# Klein Pinnacle worth more than a dollar?



## ImaKlyde (Sep 6, 2004)

Hey. I'd appreciate some assistance. A friend at work has an '88 or '89 Klein Pinnacle that he doesn't ride any longer and will sell to me. I have interest in having a "vintage" type rigid bike to mix into the stable once in a while. It's of the appropriate size for me and in good shape. Not everything is O.G., but most things are. I know what it's worth to me, but I think it's worth more, realistically, than it is to me. I don't want to screw him out of dough and neither of us have an accurate idea of what to settle on price wise.

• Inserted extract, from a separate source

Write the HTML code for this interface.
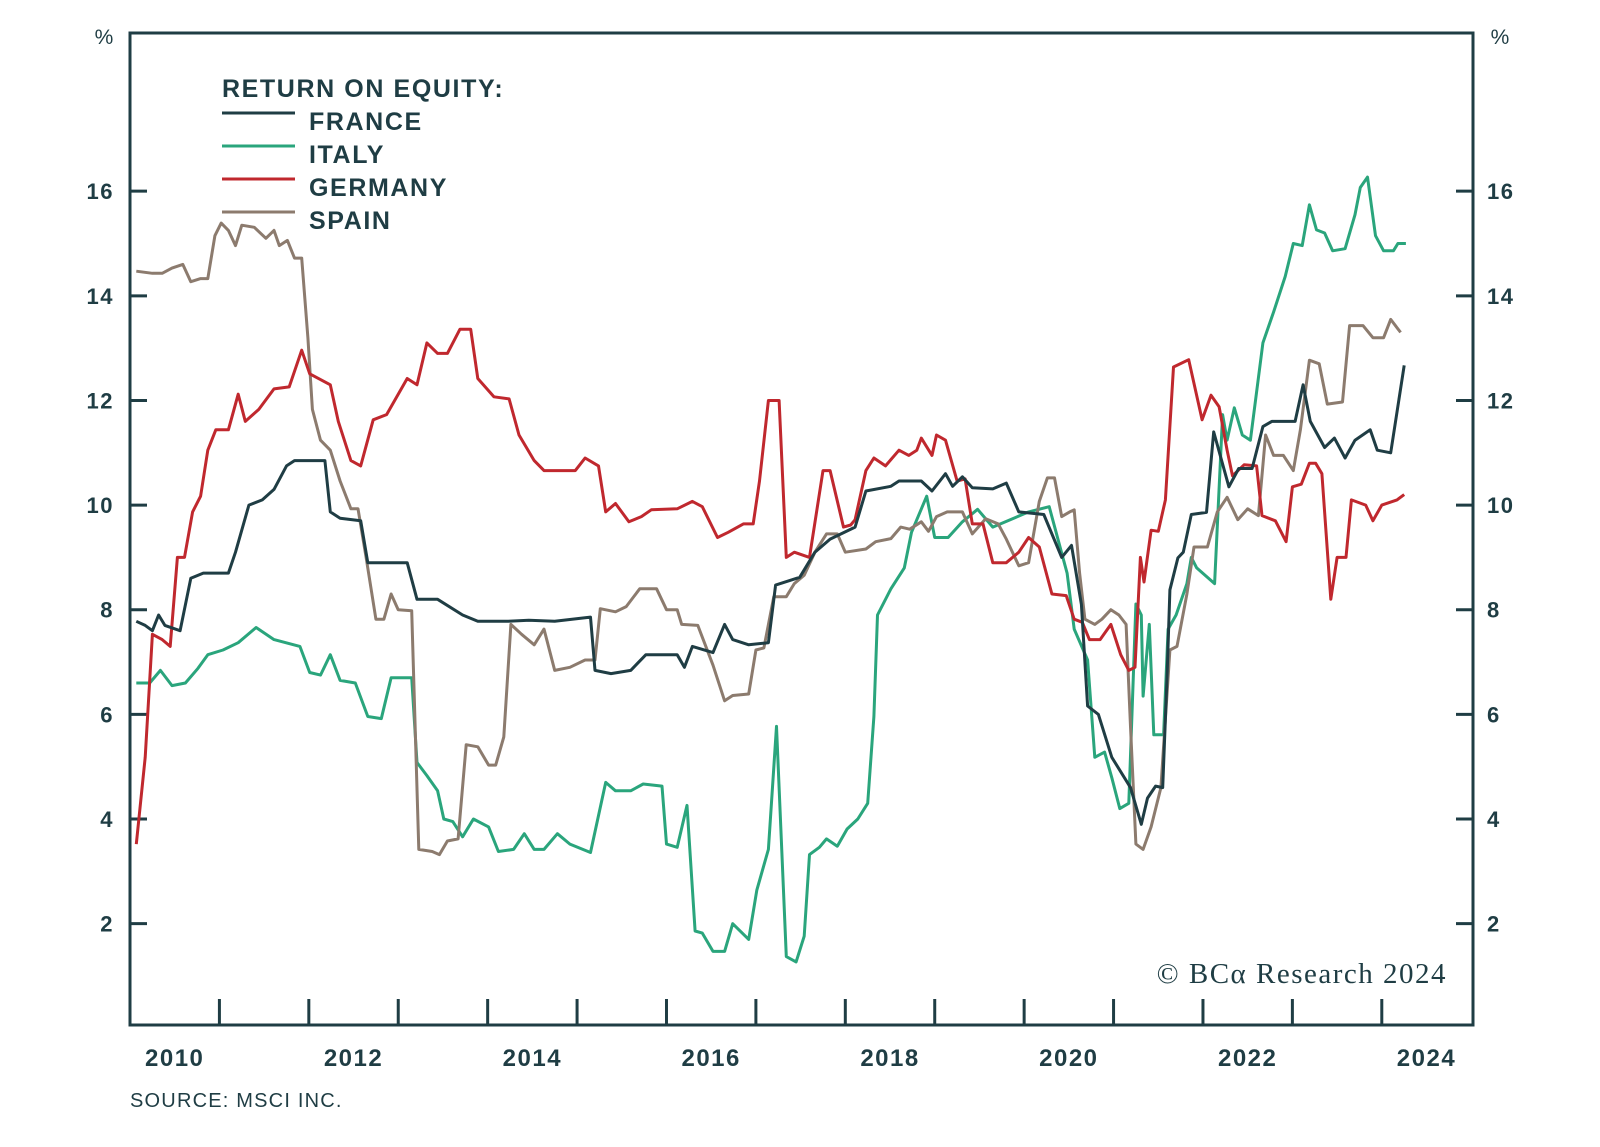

Can anyone be of assistance. It's in good shape (frame has zero dents and only a couple of minor scratches), the rims are newer Mavics, the seat and tires have been switched, and the bar/stem combo is updated. Otherwise everything else is stock. What would be a fair price (range) to give him? Thanks.

Kraig.


----------



## cyclust (Apr 7, 2004)

ImaKlyde said:


> Hey. I'd appreciate some assistance. A friend at work has an '88 or '89 Klein Pinnacle that he doesn't ride any longer and will sell to me. I have interest in having a "vintage" type rigid bike to mix into the stable once in a while. It's of the appropriate size for me and in good shape. Not everything is O.G., but most things are. I know what it's worth to me, but I think it's worth more, realistically, than it is to me. I don't want to screw him out of dough and neither of us have an accurate idea of what to settle on price wise.
> 
> Can anyone be of assistance. It's in good shape (frame has zero dents and only a couple of minor scratches), the rims are newer Mavics, the seat and tires have been switched, and the bar/stem combo is updated. Otherwise everything else is stock. What would be a fair price (range) to give him? Thanks.
> 
> Kraig.


The best way to get an accurate Idea of what it is worth is to watch e-bay for similar bikes. I have seen some of the early Kleins bring some really good money on e-bay, especially if they are in good shape.I beleive I've seen a few of them go for over $2000. I think there are a number of Klein "collectors" out there who want the early MTB's. I doubt that any other bike from that era brings what the Kleins do. You could always have your freind put it up on e-bay and see what happens, and simply get into the bidding yourself. I'm proud of you for not wanting to steal this from your freind but rather see him get a fair price, I wish I had a few more freinds like you!


----------



## Shayne (Jan 14, 2004)

I would say $250-$350 depending on condition and what each of you think $$ wise.


----------



## RobynC (Feb 14, 2004)

The frame alone could fetch $200 if it's in really nice shape. If it's an older Pinnacle with chainstay brakes then your options are rather limited--at least for the rear brakes. Check for cracks in the seat tube collar just below the seatpost QR.


----------



## ImaKlyde (Sep 6, 2004)

Thanks for the replys folks, it is appreciated.

I really think it would be fun to have such a "simple" bike (and the provenance with our sport is cool as well). Everything works well and is in great shape. Like I say it's not completely original, but close. I think I'm going to give him a couple hundred cash and then do some art for him to "work off" the rest. If I can figure the finances out and get the thing I'll post a pic once I get it. Thanks again.

Kraig.


----------